[start]

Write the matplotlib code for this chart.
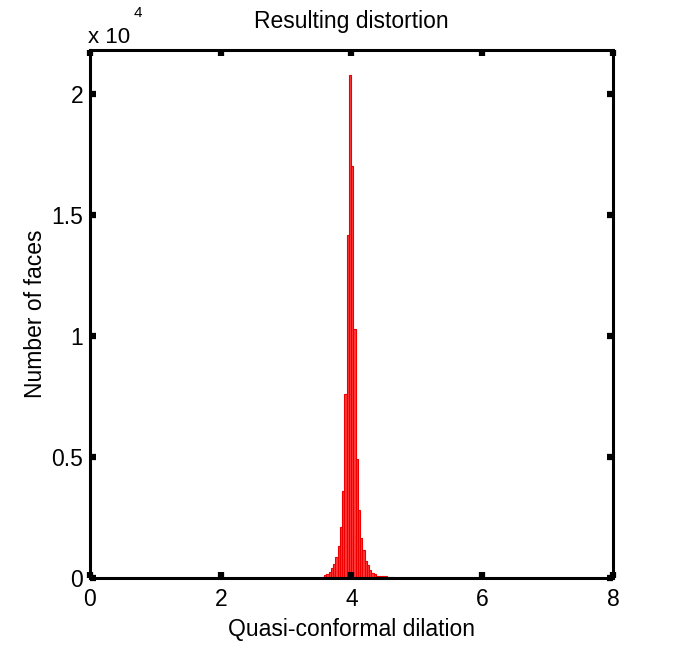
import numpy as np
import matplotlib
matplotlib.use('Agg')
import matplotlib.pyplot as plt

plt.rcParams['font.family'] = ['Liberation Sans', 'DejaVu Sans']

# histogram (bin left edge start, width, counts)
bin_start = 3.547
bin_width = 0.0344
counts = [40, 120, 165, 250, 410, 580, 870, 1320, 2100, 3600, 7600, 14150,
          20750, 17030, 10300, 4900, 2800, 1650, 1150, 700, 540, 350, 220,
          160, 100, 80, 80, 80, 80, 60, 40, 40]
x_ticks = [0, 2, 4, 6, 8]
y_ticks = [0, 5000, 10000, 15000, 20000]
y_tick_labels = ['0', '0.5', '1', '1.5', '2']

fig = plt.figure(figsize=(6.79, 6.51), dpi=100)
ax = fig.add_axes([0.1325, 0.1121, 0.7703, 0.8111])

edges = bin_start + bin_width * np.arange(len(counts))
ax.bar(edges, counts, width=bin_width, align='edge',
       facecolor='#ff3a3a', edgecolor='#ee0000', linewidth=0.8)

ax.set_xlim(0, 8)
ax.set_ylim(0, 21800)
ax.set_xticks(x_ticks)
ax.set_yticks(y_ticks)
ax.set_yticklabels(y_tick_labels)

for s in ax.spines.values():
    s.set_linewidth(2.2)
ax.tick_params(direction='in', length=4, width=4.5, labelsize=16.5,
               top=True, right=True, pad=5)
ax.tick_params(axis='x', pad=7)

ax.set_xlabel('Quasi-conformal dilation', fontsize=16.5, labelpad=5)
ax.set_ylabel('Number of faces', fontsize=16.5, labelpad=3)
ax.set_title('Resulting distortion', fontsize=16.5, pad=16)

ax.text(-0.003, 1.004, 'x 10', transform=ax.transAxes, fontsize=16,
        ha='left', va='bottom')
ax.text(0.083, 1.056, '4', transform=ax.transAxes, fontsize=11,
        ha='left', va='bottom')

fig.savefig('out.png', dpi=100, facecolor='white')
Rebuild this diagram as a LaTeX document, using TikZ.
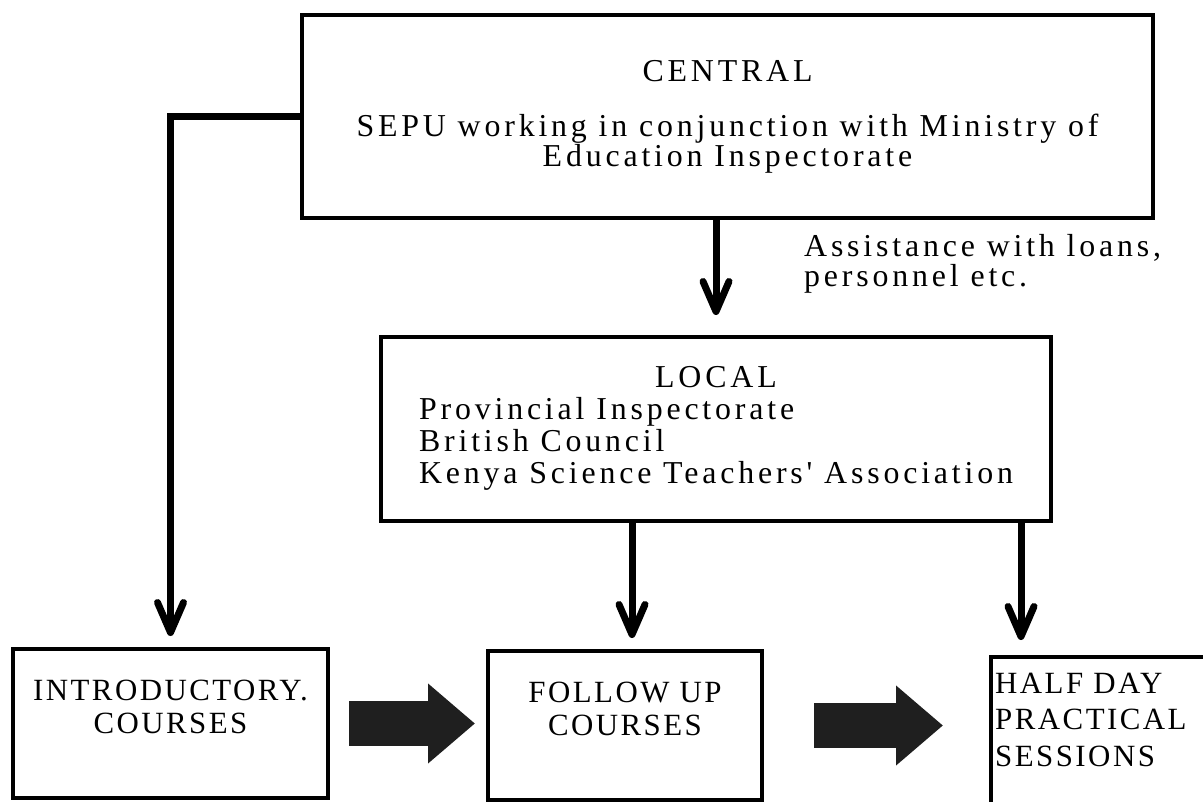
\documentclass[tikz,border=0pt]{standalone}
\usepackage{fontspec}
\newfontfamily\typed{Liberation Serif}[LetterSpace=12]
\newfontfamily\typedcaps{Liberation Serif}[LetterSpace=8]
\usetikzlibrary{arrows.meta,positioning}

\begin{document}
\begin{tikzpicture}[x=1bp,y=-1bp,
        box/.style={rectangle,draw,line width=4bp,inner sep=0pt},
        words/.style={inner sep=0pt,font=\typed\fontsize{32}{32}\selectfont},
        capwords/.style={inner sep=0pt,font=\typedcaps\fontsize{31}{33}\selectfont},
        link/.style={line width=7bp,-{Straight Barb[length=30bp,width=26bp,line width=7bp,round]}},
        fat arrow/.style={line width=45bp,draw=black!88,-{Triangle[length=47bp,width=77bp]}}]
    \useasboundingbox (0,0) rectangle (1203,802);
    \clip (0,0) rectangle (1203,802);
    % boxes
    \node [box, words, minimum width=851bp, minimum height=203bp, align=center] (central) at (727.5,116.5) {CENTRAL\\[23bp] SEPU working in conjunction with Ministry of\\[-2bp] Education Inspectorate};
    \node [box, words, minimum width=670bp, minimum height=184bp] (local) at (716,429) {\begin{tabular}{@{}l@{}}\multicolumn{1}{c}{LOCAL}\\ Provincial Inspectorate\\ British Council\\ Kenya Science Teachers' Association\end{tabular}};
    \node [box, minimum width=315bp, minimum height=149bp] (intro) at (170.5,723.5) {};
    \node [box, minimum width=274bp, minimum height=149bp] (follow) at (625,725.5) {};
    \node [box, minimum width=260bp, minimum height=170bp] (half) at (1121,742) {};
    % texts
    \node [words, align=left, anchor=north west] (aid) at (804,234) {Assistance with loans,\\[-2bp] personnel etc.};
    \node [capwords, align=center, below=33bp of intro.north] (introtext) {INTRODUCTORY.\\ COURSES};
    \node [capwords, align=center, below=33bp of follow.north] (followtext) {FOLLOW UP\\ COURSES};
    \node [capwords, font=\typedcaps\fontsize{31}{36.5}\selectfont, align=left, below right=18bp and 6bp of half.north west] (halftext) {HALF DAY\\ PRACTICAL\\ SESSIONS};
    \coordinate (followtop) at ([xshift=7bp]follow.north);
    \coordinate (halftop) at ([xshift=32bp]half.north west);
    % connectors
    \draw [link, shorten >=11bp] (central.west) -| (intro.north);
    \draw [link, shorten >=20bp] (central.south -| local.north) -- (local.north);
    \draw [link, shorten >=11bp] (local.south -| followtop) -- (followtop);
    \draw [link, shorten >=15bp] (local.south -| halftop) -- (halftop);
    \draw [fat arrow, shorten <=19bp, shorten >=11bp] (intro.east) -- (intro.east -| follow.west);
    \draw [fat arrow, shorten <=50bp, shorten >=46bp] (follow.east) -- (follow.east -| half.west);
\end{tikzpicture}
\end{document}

[end]

Output an exact copy of the material, with the pictures removed.

-- In response --
Write the matplotlib code for this chart.
import numpy as np
import matplotlib
matplotlib.use('Agg')
import matplotlib.pyplot as plt

plt.rcParams['font.family'] = ['Liberation Sans', 'DejaVu Sans']

# histogram (bin left edge start, width, counts)
bin_start = 3.547
bin_width = 0.0344
counts = [40, 120, 165, 250, 410, 580, 870, 1320, 2100, 3600, 7600, 14150,
          20750, 17030, 10300, 4900, 2800, 1650, 1150, 700, 540, 350, 220,
          160, 100, 80, 80, 80, 80, 60, 40, 40]
x_ticks = [0, 2, 4, 6, 8]
y_ticks = [0, 5000, 10000, 15000, 20000]
y_tick_labels = ['0', '0.5', '1', '1.5', '2']

fig = plt.figure(figsize=(6.79, 6.51), dpi=100)
ax = fig.add_axes([0.1325, 0.1121, 0.7703, 0.8111])

edges = bin_start + bin_width * np.arange(len(counts))
ax.bar(edges, counts, width=bin_width, align='edge',
       facecolor='#ff3a3a', edgecolor='#ee0000', linewidth=0.8)

ax.set_xlim(0, 8)
ax.set_ylim(0, 21800)
ax.set_xticks(x_ticks)
ax.set_yticks(y_ticks)
ax.set_yticklabels(y_tick_labels)

for s in ax.spines.values():
    s.set_linewidth(2.2)
ax.tick_params(direction='in', length=4, width=4.5, labelsize=16.5,
               top=True, right=True, pad=5)
ax.tick_params(axis='x', pad=7)

ax.set_xlabel('Quasi-conformal dilation', fontsize=16.5, labelpad=5)
ax.set_ylabel('Number of faces', fontsize=16.5, labelpad=3)
ax.set_title('Resulting distortion', fontsize=16.5, pad=16)

ax.text(-0.003, 1.004, 'x 10', transform=ax.transAxes, fontsize=16,
        ha='left', va='bottom')
ax.text(0.083, 1.056, '4', transform=ax.transAxes, fontsize=11,
        ha='left', va='bottom')

fig.savefig('out.png', dpi=100, facecolor='white')
Rebuild this diagram as a LaTeX document, using TikZ.
\documentclass[tikz,border=0pt]{standalone}
\usepackage{fontspec}
\newfontfamily\typed{Liberation Serif}[LetterSpace=12]
\newfontfamily\typedcaps{Liberation Serif}[LetterSpace=8]
\usetikzlibrary{arrows.meta,positioning}

\begin{document}
\begin{tikzpicture}[x=1bp,y=-1bp,
        box/.style={rectangle,draw,line width=4bp,inner sep=0pt},
        words/.style={inner sep=0pt,font=\typed\fontsize{32}{32}\selectfont},
        capwords/.style={inner sep=0pt,font=\typedcaps\fontsize{31}{33}\selectfont},
        link/.style={line width=7bp,-{Straight Barb[length=30bp,width=26bp,line width=7bp,round]}},
        fat arrow/.style={line width=45bp,draw=black!88,-{Triangle[length=47bp,width=77bp]}}]
    \useasboundingbox (0,0) rectangle (1203,802);
    \clip (0,0) rectangle (1203,802);
    % boxes
    \node [box, words, minimum width=851bp, minimum height=203bp, align=center] (central) at (727.5,116.5) {CENTRAL\\[23bp] SEPU working in conjunction with Ministry of\\[-2bp] Education Inspectorate};
    \node [box, words, minimum width=670bp, minimum height=184bp] (local) at (716,429) {\begin{tabular}{@{}l@{}}\multicolumn{1}{c}{LOCAL}\\ Provincial Inspectorate\\ British Council\\ Kenya Science Teachers' Association\end{tabular}};
    \node [box, minimum width=315bp, minimum height=149bp] (intro) at (170.5,723.5) {};
    \node [box, minimum width=274bp, minimum height=149bp] (follow) at (625,725.5) {};
    \node [box, minimum width=260bp, minimum height=170bp] (half) at (1121,742) {};
    % texts
    \node [words, align=left, anchor=north west] (aid) at (804,234) {Assistance with loans,\\[-2bp] personnel etc.};
    \node [capwords, align=center, below=33bp of intro.north] (introtext) {INTRODUCTORY.\\ COURSES};
    \node [capwords, align=center, below=33bp of follow.north] (followtext) {FOLLOW UP\\ COURSES};
    \node [capwords, font=\typedcaps\fontsize{31}{36.5}\selectfont, align=left, below right=18bp and 6bp of half.north west] (halftext) {HALF DAY\\ PRACTICAL\\ SESSIONS};
    \coordinate (followtop) at ([xshift=7bp]follow.north);
    \coordinate (halftop) at ([xshift=32bp]half.north west);
    % connectors
    \draw [link, shorten >=11bp] (central.west) -| (intro.north);
    \draw [link, shorten >=20bp] (central.south -| local.north) -- (local.north);
    \draw [link, shorten >=11bp] (local.south -| followtop) -- (followtop);
    \draw [link, shorten >=15bp] (local.south -| halftop) -- (halftop);
    \draw [fat arrow, shorten <=19bp, shorten >=11bp] (intro.east) -- (intro.east -| follow.west);
    \draw [fat arrow, shorten <=50bp, shorten >=46bp] (follow.east) -- (follow.east -| half.west);
\end{tikzpicture}
\end{document}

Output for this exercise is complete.